Exercise brief >>
Quote the whole listing exactly. Leave the pictures out of your copy.

Data segment >>
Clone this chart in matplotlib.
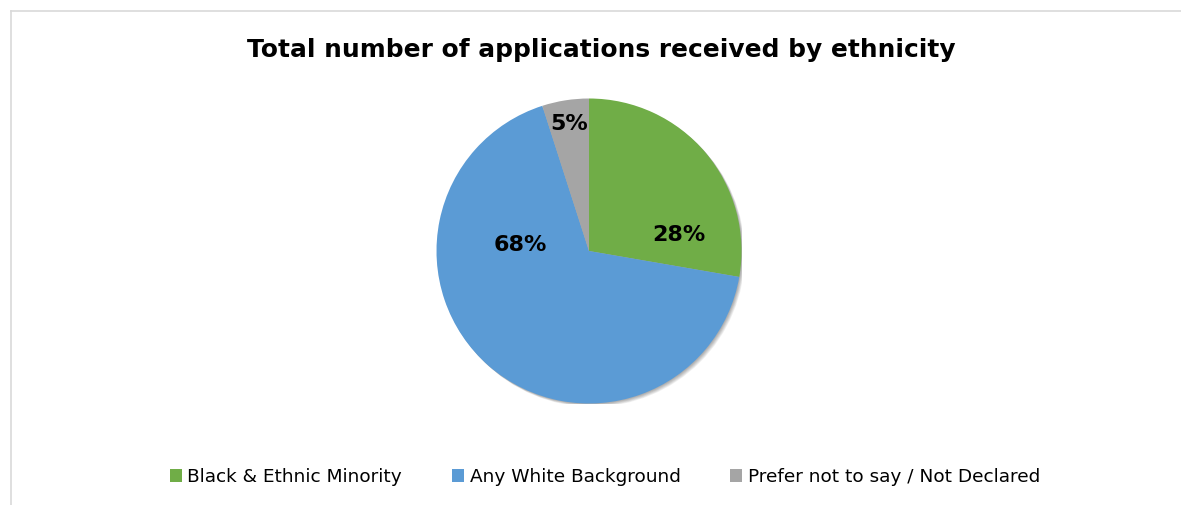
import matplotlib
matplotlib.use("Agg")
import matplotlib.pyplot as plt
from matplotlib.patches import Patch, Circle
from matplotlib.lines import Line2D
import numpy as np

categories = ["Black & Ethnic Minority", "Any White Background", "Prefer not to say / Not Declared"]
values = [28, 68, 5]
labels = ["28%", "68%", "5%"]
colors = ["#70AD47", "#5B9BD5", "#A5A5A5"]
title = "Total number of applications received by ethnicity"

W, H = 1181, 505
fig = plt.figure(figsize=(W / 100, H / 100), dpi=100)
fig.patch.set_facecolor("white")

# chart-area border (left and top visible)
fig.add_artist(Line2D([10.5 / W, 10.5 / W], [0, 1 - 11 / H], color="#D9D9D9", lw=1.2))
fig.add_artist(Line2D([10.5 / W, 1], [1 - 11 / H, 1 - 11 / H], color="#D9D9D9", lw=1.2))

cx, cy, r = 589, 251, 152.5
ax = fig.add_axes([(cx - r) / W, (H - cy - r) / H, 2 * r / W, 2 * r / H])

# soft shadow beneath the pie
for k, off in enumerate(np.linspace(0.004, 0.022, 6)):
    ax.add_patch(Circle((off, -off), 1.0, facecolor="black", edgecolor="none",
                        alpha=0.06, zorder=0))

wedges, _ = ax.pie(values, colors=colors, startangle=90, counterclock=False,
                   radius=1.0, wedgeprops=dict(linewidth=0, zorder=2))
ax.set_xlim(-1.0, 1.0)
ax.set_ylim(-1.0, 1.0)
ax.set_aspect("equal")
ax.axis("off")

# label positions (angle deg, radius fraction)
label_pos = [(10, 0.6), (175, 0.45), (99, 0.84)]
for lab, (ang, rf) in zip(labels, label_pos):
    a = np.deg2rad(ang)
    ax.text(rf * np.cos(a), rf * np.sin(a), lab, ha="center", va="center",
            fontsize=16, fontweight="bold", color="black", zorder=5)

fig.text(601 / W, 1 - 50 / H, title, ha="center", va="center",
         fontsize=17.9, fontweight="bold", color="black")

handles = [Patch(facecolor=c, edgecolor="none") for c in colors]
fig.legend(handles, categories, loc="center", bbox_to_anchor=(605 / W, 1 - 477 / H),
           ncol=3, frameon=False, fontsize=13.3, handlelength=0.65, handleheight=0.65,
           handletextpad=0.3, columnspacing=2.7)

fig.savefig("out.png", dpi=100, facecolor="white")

Solution for this exercise >>
Clone this chart in matplotlib.
import matplotlib
matplotlib.use("Agg")
import matplotlib.pyplot as plt
from matplotlib.patches import Patch, Circle
from matplotlib.lines import Line2D
import numpy as np

categories = ["Black & Ethnic Minority", "Any White Background", "Prefer not to say / Not Declared"]
values = [28, 68, 5]
labels = ["28%", "68%", "5%"]
colors = ["#70AD47", "#5B9BD5", "#A5A5A5"]
title = "Total number of applications received by ethnicity"

W, H = 1181, 505
fig = plt.figure(figsize=(W / 100, H / 100), dpi=100)
fig.patch.set_facecolor("white")

# chart-area border (left and top visible)
fig.add_artist(Line2D([10.5 / W, 10.5 / W], [0, 1 - 11 / H], color="#D9D9D9", lw=1.2))
fig.add_artist(Line2D([10.5 / W, 1], [1 - 11 / H, 1 - 11 / H], color="#D9D9D9", lw=1.2))

cx, cy, r = 589, 251, 152.5
ax = fig.add_axes([(cx - r) / W, (H - cy - r) / H, 2 * r / W, 2 * r / H])

# soft shadow beneath the pie
for k, off in enumerate(np.linspace(0.004, 0.022, 6)):
    ax.add_patch(Circle((off, -off), 1.0, facecolor="black", edgecolor="none",
                        alpha=0.06, zorder=0))

wedges, _ = ax.pie(values, colors=colors, startangle=90, counterclock=False,
                   radius=1.0, wedgeprops=dict(linewidth=0, zorder=2))
ax.set_xlim(-1.0, 1.0)
ax.set_ylim(-1.0, 1.0)
ax.set_aspect("equal")
ax.axis("off")

# label positions (angle deg, radius fraction)
label_pos = [(10, 0.6), (175, 0.45), (99, 0.84)]
for lab, (ang, rf) in zip(labels, label_pos):
    a = np.deg2rad(ang)
    ax.text(rf * np.cos(a), rf * np.sin(a), lab, ha="center", va="center",
            fontsize=16, fontweight="bold", color="black", zorder=5)

fig.text(601 / W, 1 - 50 / H, title, ha="center", va="center",
         fontsize=17.9, fontweight="bold", color="black")

handles = [Patch(facecolor=c, edgecolor="none") for c in colors]
fig.legend(handles, categories, loc="center", bbox_to_anchor=(605 / W, 1 - 477 / H),
           ncol=3, frameon=False, fontsize=13.3, handlelength=0.65, handleheight=0.65,
           handletextpad=0.3, columnspacing=2.7)

fig.savefig("out.png", dpi=100, facecolor="white")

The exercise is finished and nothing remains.